[Given problem]:
Extract the whole listing as it stands. Do not include the pictures.

[Collected material]:
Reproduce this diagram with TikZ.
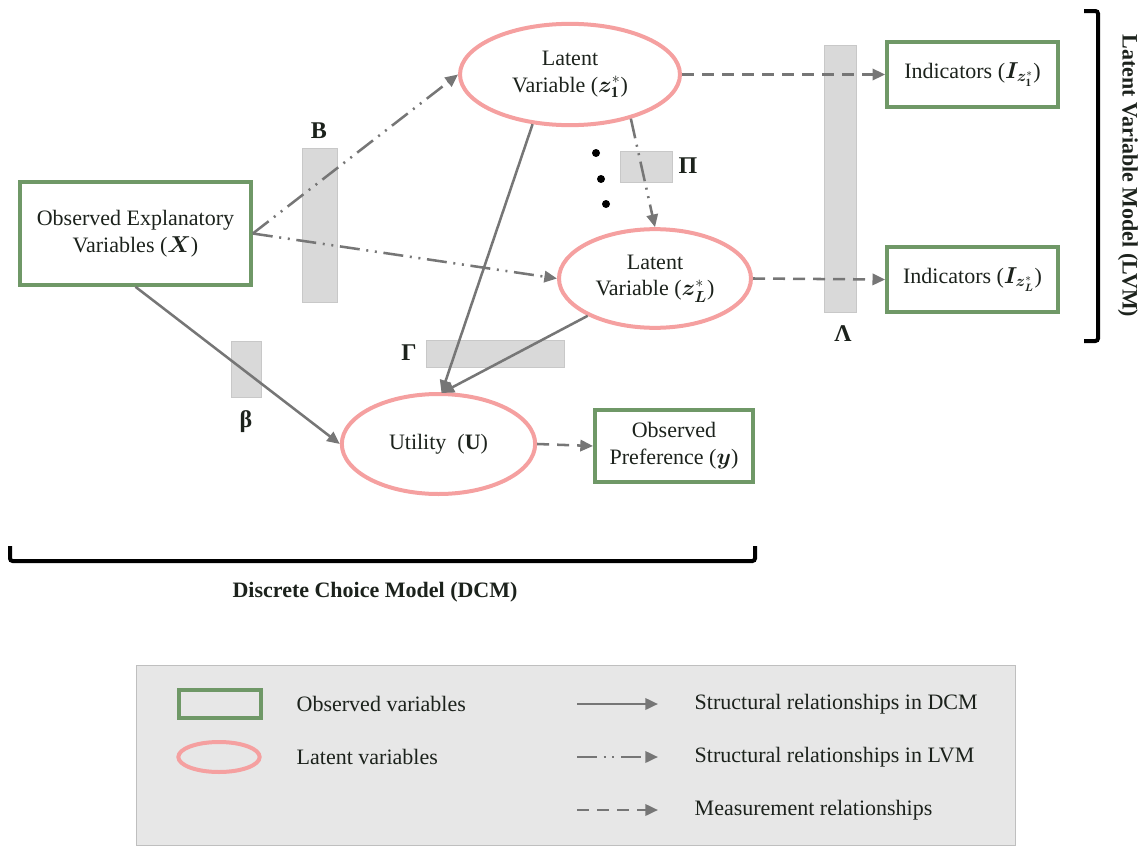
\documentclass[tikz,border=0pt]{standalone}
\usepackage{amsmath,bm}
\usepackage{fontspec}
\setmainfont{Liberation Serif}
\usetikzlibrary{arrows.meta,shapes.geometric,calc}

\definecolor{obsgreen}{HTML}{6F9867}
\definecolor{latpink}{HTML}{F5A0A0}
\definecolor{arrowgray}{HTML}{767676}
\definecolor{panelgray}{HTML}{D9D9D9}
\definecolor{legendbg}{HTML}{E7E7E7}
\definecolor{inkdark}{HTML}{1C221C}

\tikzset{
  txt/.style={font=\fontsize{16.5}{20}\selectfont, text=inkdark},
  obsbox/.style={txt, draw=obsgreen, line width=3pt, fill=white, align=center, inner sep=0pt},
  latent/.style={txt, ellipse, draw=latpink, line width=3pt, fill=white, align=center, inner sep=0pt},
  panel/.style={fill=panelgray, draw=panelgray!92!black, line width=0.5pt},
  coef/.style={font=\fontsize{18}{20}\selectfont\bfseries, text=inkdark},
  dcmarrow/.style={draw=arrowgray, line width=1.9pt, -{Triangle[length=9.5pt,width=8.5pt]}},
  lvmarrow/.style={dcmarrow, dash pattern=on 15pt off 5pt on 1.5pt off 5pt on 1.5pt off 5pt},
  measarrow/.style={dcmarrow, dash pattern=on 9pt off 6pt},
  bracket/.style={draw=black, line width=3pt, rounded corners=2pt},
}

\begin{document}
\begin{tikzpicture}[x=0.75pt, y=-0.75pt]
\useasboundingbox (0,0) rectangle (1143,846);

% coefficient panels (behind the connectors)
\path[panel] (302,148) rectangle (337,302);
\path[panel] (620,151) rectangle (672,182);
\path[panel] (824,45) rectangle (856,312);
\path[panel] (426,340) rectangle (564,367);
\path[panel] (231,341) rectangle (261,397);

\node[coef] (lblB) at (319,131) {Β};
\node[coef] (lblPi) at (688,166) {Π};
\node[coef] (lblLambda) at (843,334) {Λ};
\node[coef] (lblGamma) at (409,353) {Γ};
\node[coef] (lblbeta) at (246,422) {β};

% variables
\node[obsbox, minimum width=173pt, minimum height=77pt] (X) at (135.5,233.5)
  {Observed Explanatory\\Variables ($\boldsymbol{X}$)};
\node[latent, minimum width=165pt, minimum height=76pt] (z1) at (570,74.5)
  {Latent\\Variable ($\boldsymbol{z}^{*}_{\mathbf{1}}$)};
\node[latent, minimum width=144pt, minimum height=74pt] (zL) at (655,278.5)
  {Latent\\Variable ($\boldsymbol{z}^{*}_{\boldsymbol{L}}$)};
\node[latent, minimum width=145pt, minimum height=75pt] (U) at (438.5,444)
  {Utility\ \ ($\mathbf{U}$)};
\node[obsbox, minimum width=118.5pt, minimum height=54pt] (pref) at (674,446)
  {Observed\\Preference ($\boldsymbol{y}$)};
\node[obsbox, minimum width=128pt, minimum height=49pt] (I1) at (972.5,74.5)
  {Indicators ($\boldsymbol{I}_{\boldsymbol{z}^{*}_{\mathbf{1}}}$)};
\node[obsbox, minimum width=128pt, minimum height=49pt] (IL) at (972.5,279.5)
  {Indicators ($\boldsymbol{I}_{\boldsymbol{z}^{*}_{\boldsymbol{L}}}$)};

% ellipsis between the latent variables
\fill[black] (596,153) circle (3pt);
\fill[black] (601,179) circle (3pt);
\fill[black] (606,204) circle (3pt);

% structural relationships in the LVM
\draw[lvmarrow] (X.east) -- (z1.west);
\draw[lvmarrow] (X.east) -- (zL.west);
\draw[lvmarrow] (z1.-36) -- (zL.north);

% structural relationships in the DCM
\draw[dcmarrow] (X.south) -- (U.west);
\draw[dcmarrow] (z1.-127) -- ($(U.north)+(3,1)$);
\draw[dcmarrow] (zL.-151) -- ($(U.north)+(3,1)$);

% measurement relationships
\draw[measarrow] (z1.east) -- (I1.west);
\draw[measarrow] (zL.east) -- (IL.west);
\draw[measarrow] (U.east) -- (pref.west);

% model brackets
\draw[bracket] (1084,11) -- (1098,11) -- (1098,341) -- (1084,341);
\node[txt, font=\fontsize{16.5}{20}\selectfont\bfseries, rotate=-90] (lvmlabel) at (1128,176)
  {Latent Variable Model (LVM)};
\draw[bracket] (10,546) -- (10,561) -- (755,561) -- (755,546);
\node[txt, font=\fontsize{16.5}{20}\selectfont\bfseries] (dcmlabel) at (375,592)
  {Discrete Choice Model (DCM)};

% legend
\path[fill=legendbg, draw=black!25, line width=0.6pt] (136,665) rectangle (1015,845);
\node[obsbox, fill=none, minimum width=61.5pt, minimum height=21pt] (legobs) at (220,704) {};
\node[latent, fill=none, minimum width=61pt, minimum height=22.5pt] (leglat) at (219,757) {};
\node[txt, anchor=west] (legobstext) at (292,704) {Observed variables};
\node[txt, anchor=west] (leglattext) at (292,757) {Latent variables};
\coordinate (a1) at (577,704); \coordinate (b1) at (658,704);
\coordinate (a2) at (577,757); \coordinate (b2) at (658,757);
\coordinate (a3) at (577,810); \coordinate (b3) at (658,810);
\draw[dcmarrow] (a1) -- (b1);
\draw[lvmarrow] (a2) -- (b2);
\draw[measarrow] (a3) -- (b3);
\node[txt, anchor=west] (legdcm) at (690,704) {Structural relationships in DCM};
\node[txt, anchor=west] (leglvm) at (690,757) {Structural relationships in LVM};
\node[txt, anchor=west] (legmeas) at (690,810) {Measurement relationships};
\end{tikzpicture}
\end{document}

[Final result]:
Reproduce this diagram with TikZ.
\documentclass[tikz,border=0pt]{standalone}
\usepackage{amsmath,bm}
\usepackage{fontspec}
\setmainfont{Liberation Serif}
\usetikzlibrary{arrows.meta,shapes.geometric,calc}

\definecolor{obsgreen}{HTML}{6F9867}
\definecolor{latpink}{HTML}{F5A0A0}
\definecolor{arrowgray}{HTML}{767676}
\definecolor{panelgray}{HTML}{D9D9D9}
\definecolor{legendbg}{HTML}{E7E7E7}
\definecolor{inkdark}{HTML}{1C221C}

\tikzset{
  txt/.style={font=\fontsize{16.5}{20}\selectfont, text=inkdark},
  obsbox/.style={txt, draw=obsgreen, line width=3pt, fill=white, align=center, inner sep=0pt},
  latent/.style={txt, ellipse, draw=latpink, line width=3pt, fill=white, align=center, inner sep=0pt},
  panel/.style={fill=panelgray, draw=panelgray!92!black, line width=0.5pt},
  coef/.style={font=\fontsize{18}{20}\selectfont\bfseries, text=inkdark},
  dcmarrow/.style={draw=arrowgray, line width=1.9pt, -{Triangle[length=9.5pt,width=8.5pt]}},
  lvmarrow/.style={dcmarrow, dash pattern=on 15pt off 5pt on 1.5pt off 5pt on 1.5pt off 5pt},
  measarrow/.style={dcmarrow, dash pattern=on 9pt off 6pt},
  bracket/.style={draw=black, line width=3pt, rounded corners=2pt},
}

\begin{document}
\begin{tikzpicture}[x=0.75pt, y=-0.75pt]
\useasboundingbox (0,0) rectangle (1143,846);

% coefficient panels (behind the connectors)
\path[panel] (302,148) rectangle (337,302);
\path[panel] (620,151) rectangle (672,182);
\path[panel] (824,45) rectangle (856,312);
\path[panel] (426,340) rectangle (564,367);
\path[panel] (231,341) rectangle (261,397);

\node[coef] (lblB) at (319,131) {Β};
\node[coef] (lblPi) at (688,166) {Π};
\node[coef] (lblLambda) at (843,334) {Λ};
\node[coef] (lblGamma) at (409,353) {Γ};
\node[coef] (lblbeta) at (246,422) {β};

% variables
\node[obsbox, minimum width=173pt, minimum height=77pt] (X) at (135.5,233.5)
  {Observed Explanatory\\Variables ($\boldsymbol{X}$)};
\node[latent, minimum width=165pt, minimum height=76pt] (z1) at (570,74.5)
  {Latent\\Variable ($\boldsymbol{z}^{*}_{\mathbf{1}}$)};
\node[latent, minimum width=144pt, minimum height=74pt] (zL) at (655,278.5)
  {Latent\\Variable ($\boldsymbol{z}^{*}_{\boldsymbol{L}}$)};
\node[latent, minimum width=145pt, minimum height=75pt] (U) at (438.5,444)
  {Utility\ \ ($\mathbf{U}$)};
\node[obsbox, minimum width=118.5pt, minimum height=54pt] (pref) at (674,446)
  {Observed\\Preference ($\boldsymbol{y}$)};
\node[obsbox, minimum width=128pt, minimum height=49pt] (I1) at (972.5,74.5)
  {Indicators ($\boldsymbol{I}_{\boldsymbol{z}^{*}_{\mathbf{1}}}$)};
\node[obsbox, minimum width=128pt, minimum height=49pt] (IL) at (972.5,279.5)
  {Indicators ($\boldsymbol{I}_{\boldsymbol{z}^{*}_{\boldsymbol{L}}}$)};

% ellipsis between the latent variables
\fill[black] (596,153) circle (3pt);
\fill[black] (601,179) circle (3pt);
\fill[black] (606,204) circle (3pt);

% structural relationships in the LVM
\draw[lvmarrow] (X.east) -- (z1.west);
\draw[lvmarrow] (X.east) -- (zL.west);
\draw[lvmarrow] (z1.-36) -- (zL.north);

% structural relationships in the DCM
\draw[dcmarrow] (X.south) -- (U.west);
\draw[dcmarrow] (z1.-127) -- ($(U.north)+(3,1)$);
\draw[dcmarrow] (zL.-151) -- ($(U.north)+(3,1)$);

% measurement relationships
\draw[measarrow] (z1.east) -- (I1.west);
\draw[measarrow] (zL.east) -- (IL.west);
\draw[measarrow] (U.east) -- (pref.west);

% model brackets
\draw[bracket] (1084,11) -- (1098,11) -- (1098,341) -- (1084,341);
\node[txt, font=\fontsize{16.5}{20}\selectfont\bfseries, rotate=-90] (lvmlabel) at (1128,176)
  {Latent Variable Model (LVM)};
\draw[bracket] (10,546) -- (10,561) -- (755,561) -- (755,546);
\node[txt, font=\fontsize{16.5}{20}\selectfont\bfseries] (dcmlabel) at (375,592)
  {Discrete Choice Model (DCM)};

% legend
\path[fill=legendbg, draw=black!25, line width=0.6pt] (136,665) rectangle (1015,845);
\node[obsbox, fill=none, minimum width=61.5pt, minimum height=21pt] (legobs) at (220,704) {};
\node[latent, fill=none, minimum width=61pt, minimum height=22.5pt] (leglat) at (219,757) {};
\node[txt, anchor=west] (legobstext) at (292,704) {Observed variables};
\node[txt, anchor=west] (leglattext) at (292,757) {Latent variables};
\coordinate (a1) at (577,704); \coordinate (b1) at (658,704);
\coordinate (a2) at (577,757); \coordinate (b2) at (658,757);
\coordinate (a3) at (577,810); \coordinate (b3) at (658,810);
\draw[dcmarrow] (a1) -- (b1);
\draw[lvmarrow] (a2) -- (b2);
\draw[measarrow] (a3) -- (b3);
\node[txt, anchor=west] (legdcm) at (690,704) {Structural relationships in DCM};
\node[txt, anchor=west] (leglvm) at (690,757) {Structural relationships in LVM};
\node[txt, anchor=west] (legmeas) at (690,810) {Measurement relationships};
\end{tikzpicture}
\end{document}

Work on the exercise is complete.